● **GIVEN DATA**:
%%
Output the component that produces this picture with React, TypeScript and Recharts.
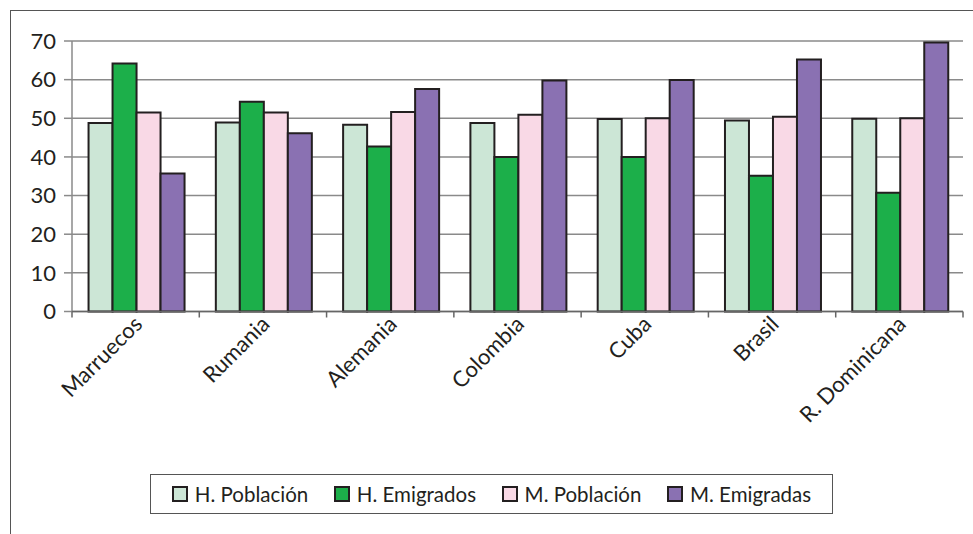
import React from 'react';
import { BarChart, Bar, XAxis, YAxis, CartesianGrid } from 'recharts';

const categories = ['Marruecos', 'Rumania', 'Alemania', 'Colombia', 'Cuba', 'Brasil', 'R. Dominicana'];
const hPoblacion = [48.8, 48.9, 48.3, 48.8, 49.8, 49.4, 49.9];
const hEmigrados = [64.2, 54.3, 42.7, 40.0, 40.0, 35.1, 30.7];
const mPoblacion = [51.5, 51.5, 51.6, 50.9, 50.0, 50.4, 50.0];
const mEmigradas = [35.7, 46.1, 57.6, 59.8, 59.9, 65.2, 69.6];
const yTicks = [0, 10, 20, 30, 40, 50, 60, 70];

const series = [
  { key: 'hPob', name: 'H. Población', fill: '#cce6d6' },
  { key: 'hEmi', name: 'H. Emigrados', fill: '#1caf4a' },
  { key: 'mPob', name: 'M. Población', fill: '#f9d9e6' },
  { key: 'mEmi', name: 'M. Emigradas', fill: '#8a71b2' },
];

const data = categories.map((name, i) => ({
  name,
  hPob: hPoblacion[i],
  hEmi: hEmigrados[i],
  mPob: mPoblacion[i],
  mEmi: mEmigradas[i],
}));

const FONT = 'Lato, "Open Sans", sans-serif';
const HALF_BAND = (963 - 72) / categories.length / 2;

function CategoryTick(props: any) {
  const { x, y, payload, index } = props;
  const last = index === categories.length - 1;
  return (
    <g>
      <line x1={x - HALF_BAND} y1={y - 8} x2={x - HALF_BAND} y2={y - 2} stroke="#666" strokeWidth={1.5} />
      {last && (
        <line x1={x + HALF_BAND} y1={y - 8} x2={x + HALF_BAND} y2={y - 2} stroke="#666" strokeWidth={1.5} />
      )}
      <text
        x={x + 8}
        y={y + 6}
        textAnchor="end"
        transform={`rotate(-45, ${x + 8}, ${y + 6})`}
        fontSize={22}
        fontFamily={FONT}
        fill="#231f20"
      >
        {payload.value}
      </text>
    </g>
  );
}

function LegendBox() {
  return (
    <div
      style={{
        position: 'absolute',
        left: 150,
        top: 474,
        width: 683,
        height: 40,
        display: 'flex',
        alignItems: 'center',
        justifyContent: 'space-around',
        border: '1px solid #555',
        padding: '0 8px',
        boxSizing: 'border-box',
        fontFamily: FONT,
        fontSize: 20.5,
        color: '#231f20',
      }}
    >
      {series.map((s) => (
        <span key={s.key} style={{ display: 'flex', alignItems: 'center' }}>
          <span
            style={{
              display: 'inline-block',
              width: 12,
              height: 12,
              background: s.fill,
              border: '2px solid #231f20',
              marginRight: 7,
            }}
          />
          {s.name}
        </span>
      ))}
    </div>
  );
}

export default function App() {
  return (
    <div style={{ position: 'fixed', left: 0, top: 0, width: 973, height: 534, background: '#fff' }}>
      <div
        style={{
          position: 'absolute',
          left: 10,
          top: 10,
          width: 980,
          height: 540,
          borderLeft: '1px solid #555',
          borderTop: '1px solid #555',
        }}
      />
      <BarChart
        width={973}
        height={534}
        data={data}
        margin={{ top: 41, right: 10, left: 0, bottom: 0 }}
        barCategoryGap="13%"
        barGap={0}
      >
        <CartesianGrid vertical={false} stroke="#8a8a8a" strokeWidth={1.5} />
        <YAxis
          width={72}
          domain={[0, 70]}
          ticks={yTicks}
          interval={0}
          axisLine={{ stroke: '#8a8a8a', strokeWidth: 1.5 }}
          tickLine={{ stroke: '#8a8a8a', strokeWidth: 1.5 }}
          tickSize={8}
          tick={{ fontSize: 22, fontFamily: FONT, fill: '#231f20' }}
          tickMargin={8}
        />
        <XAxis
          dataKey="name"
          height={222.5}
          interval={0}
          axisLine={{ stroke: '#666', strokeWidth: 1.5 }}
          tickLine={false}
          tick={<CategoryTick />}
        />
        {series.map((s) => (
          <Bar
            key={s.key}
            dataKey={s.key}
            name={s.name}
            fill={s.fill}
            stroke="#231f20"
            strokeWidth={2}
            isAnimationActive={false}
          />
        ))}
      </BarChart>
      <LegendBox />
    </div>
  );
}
%%
● **GOAL**: Tally how many lines of the data include the word "React". Write the number and nothing else.

● **SOLUTION FOR THIS PROBLEM**: 2